As I have said, there is apparently no authentic text of what President Pompidou said, but we have heard from the Embassy in Paris the appropriate statement, which was put in the following terms, and I think it is important to put it before the House: At the time of the negotiations with Britain and when the idea which had been put forward in the early stages by the Commission seemed rather to have been abandoned, I had the Cantal"— that is President Pompidou's constituency— in mind in asking the British Prime Minister whether cheese from New Zealand was of the same importance as butter. Indeed, you only have to reflect on this example to see the chances put to us. I am quoting President Pompidou, as I understand what he said. Britain imports at present 75,000 tons of New Zealand cheese. Now under the arrangements which have just be made, or rather the agreements which have just been reached, in practice these imports will decrease and tend to disappear during the transitional period. This refers to cheese. Thus, there is a new opportunity for our cheese producers whch must be seized. This is the end of the quotation of the text of what, as I understand it from our Embassy in Paris, was said by President Pompidou in his constituency of the Cantal.

The is no inconsistency between the terms of the Luxembourg Agreement on New Zealand and President Pompidou's speech as I have read it. The President merely set out the advantages of the agreement for France. [Laughter.] I have been quoting President Pompidou speaking in his constituency, setting out the advantages of the agreement for France and for his constituency. In the same way British Ministers, including my right hon. Friend the Prime Minister, my right hon. Friend the Foreign and Commonwealth Secretary and my right hon. and learned Friend the Chancellor of the Duchy will be extolling the opportunities for British industrial exports to Europe if we join the Community. The President was not referring to butter.

Mr. Douglas Jay (Battersea, North) indicated assent.

Mr. Royle

I am glad to see the right hon. Member for Battersea, North (Mr. Jay) nodding.

Mr. Jay rose

Mr. Royle

I cannot give way. I have very little time left.

My right hon. and learned Friend made it clear that New Zealand would be guaranteed a market for agreed quantities during the first five years of our membership of the Community. On the assumption that we join the Community on 1st January, the amounts involved in 1973 would be 96 per cent. butter and 90 per cent. cheese and in 1977 80 per cent. butter and 20 per cent. cheese. A review of the butter situation will take place during the third year after our accession, and that is the answer to many of the points made by hon. Members on both sides.

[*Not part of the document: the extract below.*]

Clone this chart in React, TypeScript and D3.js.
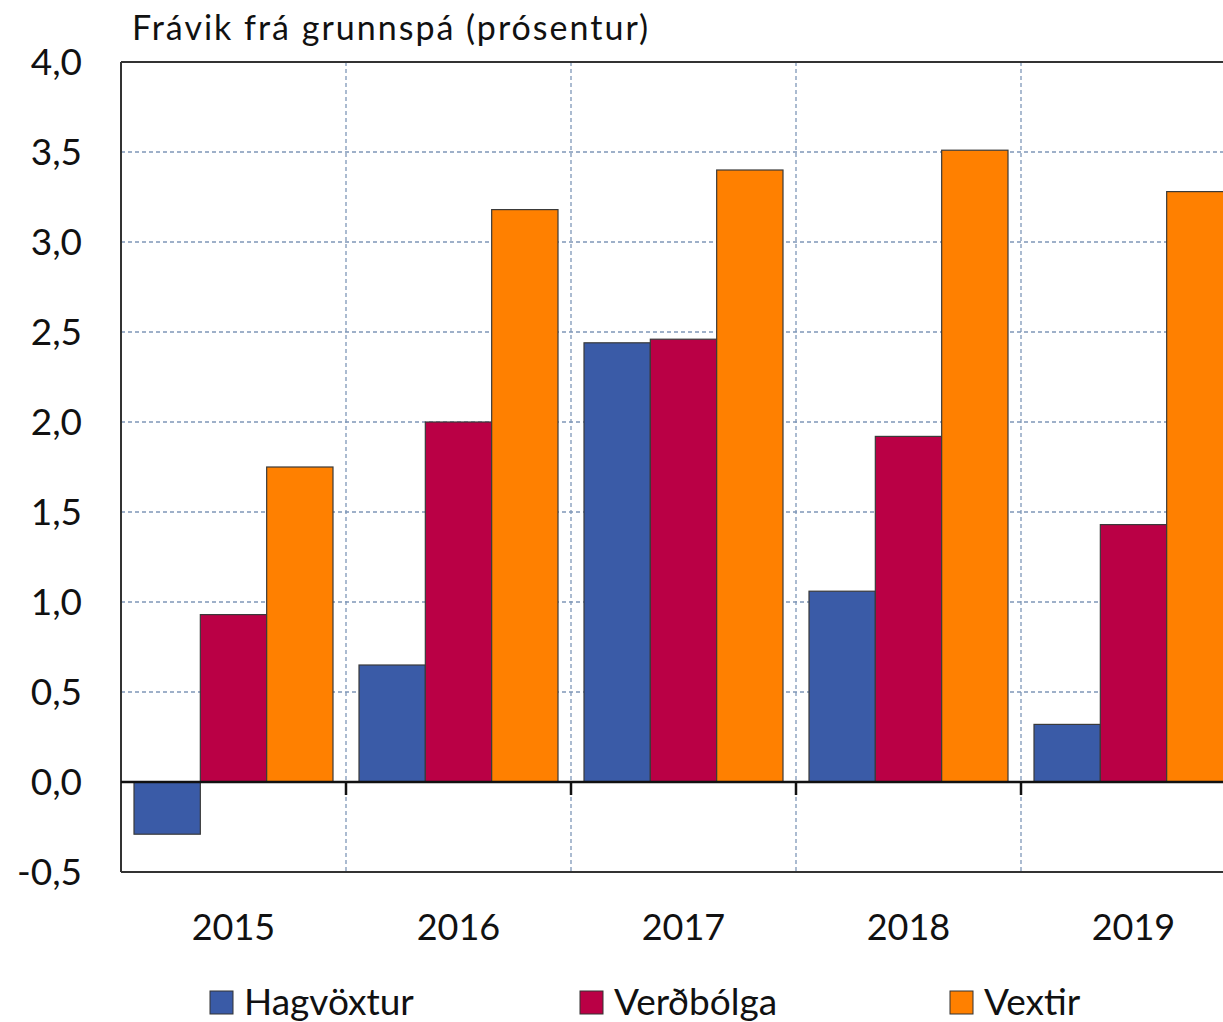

As my right hon. and learned Friend made clear, the institutions in the enlarged Community would review the butter situation in the light of supply and demand and trends in the major producing and consuming countries of the world, particularly the Community and New Zealand. Among the considerations of which account would be taken would be the progress made towards an effective world agreement on milk produotion and the question of New Zealand's progress towards diversification of its economy—

The Question having been proposed after Ten o'clock, and the debate having continued for half an hour, Mr. DEPUTY SPEAKER adjourned the House without Question put, pursuant to the Standing Order.

Adjourned at seventeen minutes to Eleven o'clock.